Interestingly, because entropy only depends on probabilities and not labels, the recent swings in party from Obama-Trump-Biden-Trump hardly show up on the graph (because there have been relatively small shifts in vote share).
It’s maybe nothing we didn’t know already, but it’s a fun toy to play with nonetheless. It's nice to somehow quantify the idea that Russia has moved towards autocracy from Putin’s first win in an election with an effective 3.6 parties to his latest one with 1.6. Even that’s a long way from the 1994 Turkmenistan referendum with its effective number of outcomes being 1.001, in stark contrast to the 2022 French presidential election with an effective 6.8 candidates.
But I think there are a couple of serious lessons for us. Firstly, in the UK setting I’ve only focused on inputs (votes) and not on outputs (seats). I don’t want to get into an argument about the First Past The Post system, but it won’t have escaped Labour’s notice that their landslide majority was built on a very divided electorate. While in 2024 there was an overwhelming mood of “get the Tories out”, that feels unlikely to be such a strong motivation in 2029 when Labour will have to run for re-election based on their record.

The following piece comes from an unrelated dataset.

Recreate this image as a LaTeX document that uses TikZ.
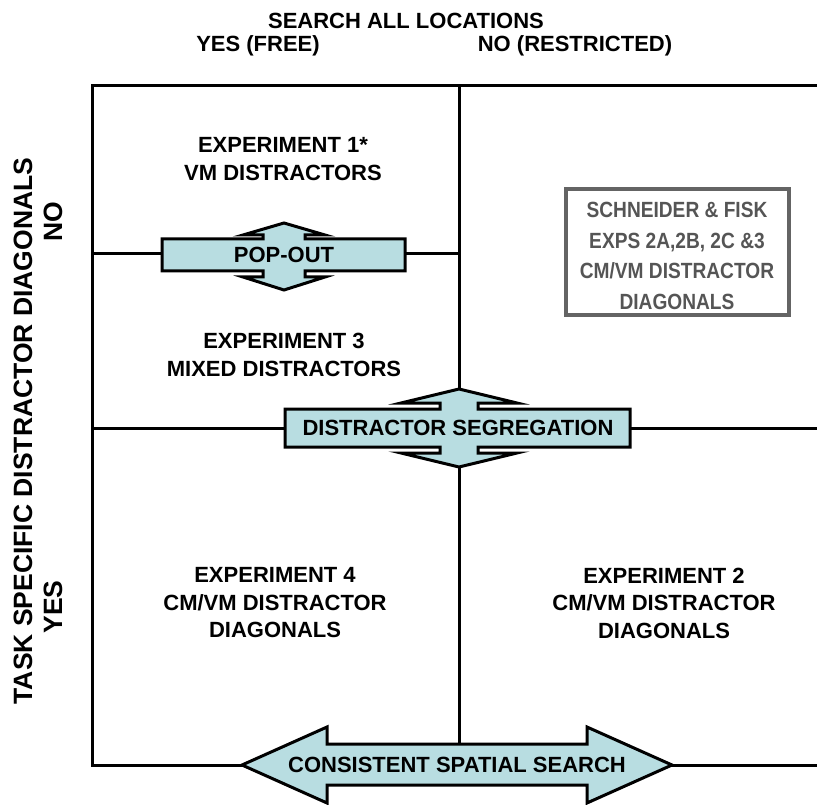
\documentclass[tikz,border=0pt]{standalone}
\usepackage{fontspec}
\setmainfont{Liberation Sans}
\newfontfamily\condsans[FakeStretch=0.87]{Liberation Sans}
\definecolor{arrowfill}{RGB}{184,221,225}
\definecolor{boxgray}{RGB}{100,100,100}
\definecolor{textgray}{RGB}{85,85,85}
\tikzset{
  frameline/.style={line width=3pt},
  bigarrow/.style={draw=black,fill=arrowfill,line width=3pt,line join=miter},
  lbl/.style={font=\fontsize{22}{27.5}\selectfont\bfseries,align=center,inner sep=0pt},
  biglbl/.style={font=\fontsize{26.5}{30}\selectfont\bfseries,align=center,inner sep=0pt},
  graylbl/.style={font=\condsans\fontsize{22}{30.5}\selectfont\bfseries,align=center,inner sep=0pt,text=textgray},
}
\begin{document}
\begin{tikzpicture}[x=1pt,y=-1pt]
\useasboundingbox (0,0) rectangle (817,805);
% frame coordinates
\coordinate (TL) at (92,86);
\coordinate (TR) at (817,86);
\coordinate (TM) at (459,86);
\coordinate (BL) at (92,765);
\coordinate (BR) at (817,765);
\coordinate (H1L) at (92,254);
\coordinate (H1M) at (459,254);
\coordinate (H2L) at (92,428);
\coordinate (H2R) at (817,428);
% arrow shapes
\draw[bigarrow] (162,239) -- (263,239) -- (263,235) -- (243,235) -- (284,223) -- (325,235) -- (305,235) -- (305,239) -- (405,239) -- (405,271) -- (305,271) -- (305,277) -- (325,277) -- (284,290) -- (243,277) -- (263,277) -- (263,271) -- (162,271) -- cycle;
\draw[bigarrow] (285,409) -- (440,409) -- (440,403) -- (401,403) -- (459,389) -- (517,403) -- (478,403) -- (478,409) -- (630,409) -- (630,447) -- (478,447) -- (478,453) -- (517,453) -- (459,467) -- (401,453) -- (440,453) -- (440,447) -- (285,447) -- cycle;
\draw[bigarrow] (242,765) -- (327,727) -- (327,744) -- (587,744) -- (587,727) -- (672,765) -- (587,803) -- (587,785) -- (327,785) -- (327,803) -- cycle;
\coordinate (POL) at (162,254);
\coordinate (POR) at (405,254);
\coordinate (DSL) at (285,428);
\coordinate (DSR) at (630,428);
\coordinate (DST) at (459,389);
\coordinate (DSB) at (459,467);
\coordinate (CSL) at (242,765);
\coordinate (CSR) at (672,765);
\coordinate (CST) at (459,744);
% frame lines
\draw[frameline,line cap=rect] (BL) -- (TL) -- (TR);
\draw[frameline] (TM) -- (DST);
\draw[frameline] (DSB) -- (CST);
\draw[frameline] (H1L) -- (POL);
\draw[frameline] (POR) -- (H1M);
\draw[frameline] (H2L) -- (DSL);
\draw[frameline] (DSR) -- (H2R);
\draw[frameline] (BL) -- (CSL);
\draw[frameline] (CSR) -- (BR);
% arrow labels
\node[lbl] (popout) at (284,255) {POP-OUT};
\node[lbl] (seg) at (458,428) {DISTRACTOR SEGREGATION};
\node[lbl] (css) at (457,765) {CONSISTENT SPATIAL SEARCH};
% headers
\node[lbl] (search) at (406,21) {SEARCH ALL LOCATIONS};
\node[lbl] (free) at (258,46) {YES (FREE)};
\node[lbl] (restr) at (575,46) {NO (RESTRICTED)};
\node[biglbl,rotate=90] (task) at (23,431) {TASK SPECIFIC DISTRACTOR DIAGONALS};
\node[biglbl,rotate=90] (no) at (53,222) {NO};
\node[biglbl,rotate=90] (yes) at (53,607) {YES};
% cells
\node[lbl] (e1) at (283,159) {EXPERIMENT 1*\\VM DISTRACTORS};
\node[lbl] (e3) at (284,355) {EXPERIMENT 3\\MIXED DISTRACTORS};
\node[lbl] (e4) at (275,603) {EXPERIMENT 4\\CM/VM DISTRACTOR\\DIAGONALS};
\node[lbl] (e2) at (664,603) {EXPERIMENT 2\\CM/VM DISTRACTOR\\DIAGONALS};
% Schneider box
\draw[draw=boxgray,line width=4pt] (566,189) rectangle (789,315);
\node[graylbl] (sf) at (677,256) {SCHNEIDER \& FISK\\EXPS 2A,2B, 2C \&3\\CM/VM DISTRACTOR\\DIAGONALS};
\end{tikzpicture}
\end{document}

Secondly, this fragmentation of the electorate makes the job of modellers and pollsters much harder. As I pointed out in 2022, the wide range of experiences of COVID infection and vaccination by then meant that we could no longer apply simple models that put people into a few categories. Similarly, now we are far away from two party politics, the classic Swingometer is no longer really a valid tool.
Since we need to track voters for perhaps six parties, there are fifteen different movements between pairs of parties to study, rather than just looking at overall headline vote shares. Since so many constituencies have their own local dynamics and different populations of voters, it may matter a lot whether there is a small Labour to Green swing or a Conservative to Reform one for example, and a traditional opinion poll with its wide margin of errors may not pick that up. It’s very much at that stage where more sophisticated modelling methods such as MRP might be required (even if many of these were quite inaccurate in predicting the 2024 election).
Overall then, at least as long as we remain in this high entropy world, politics has the potential to be very volatile for the next few years, and the pollsters and opinion columnists will definitely have to earn their money.
Or I try to, when I get time these days
In fact, you don’t really need Shannon for this part. This is the argument of Hartley from 1928, twenty years before Shannon’s masterwork. Ecclesiastes 1:9 and all that.
I didn’t get into this, but we generally use base 2 logarithms, to make the unit of entropy the “bit” (in the sense of binary 0-1 digits).
I cheated, and lumped together all the parties below 5% as “The Rest”
How much does lumping the remaining 5% together as "the rest" distort the "true" effective number of parties? Can it be bounded?
Neat stuff, but the UK consists of three countries and one statelet, in some of which there are locally major parties that don't contest seats in the other three countries.
Hence, I'd like to see this analysis done for each of England, Wales, Scotland and the north of Ireland.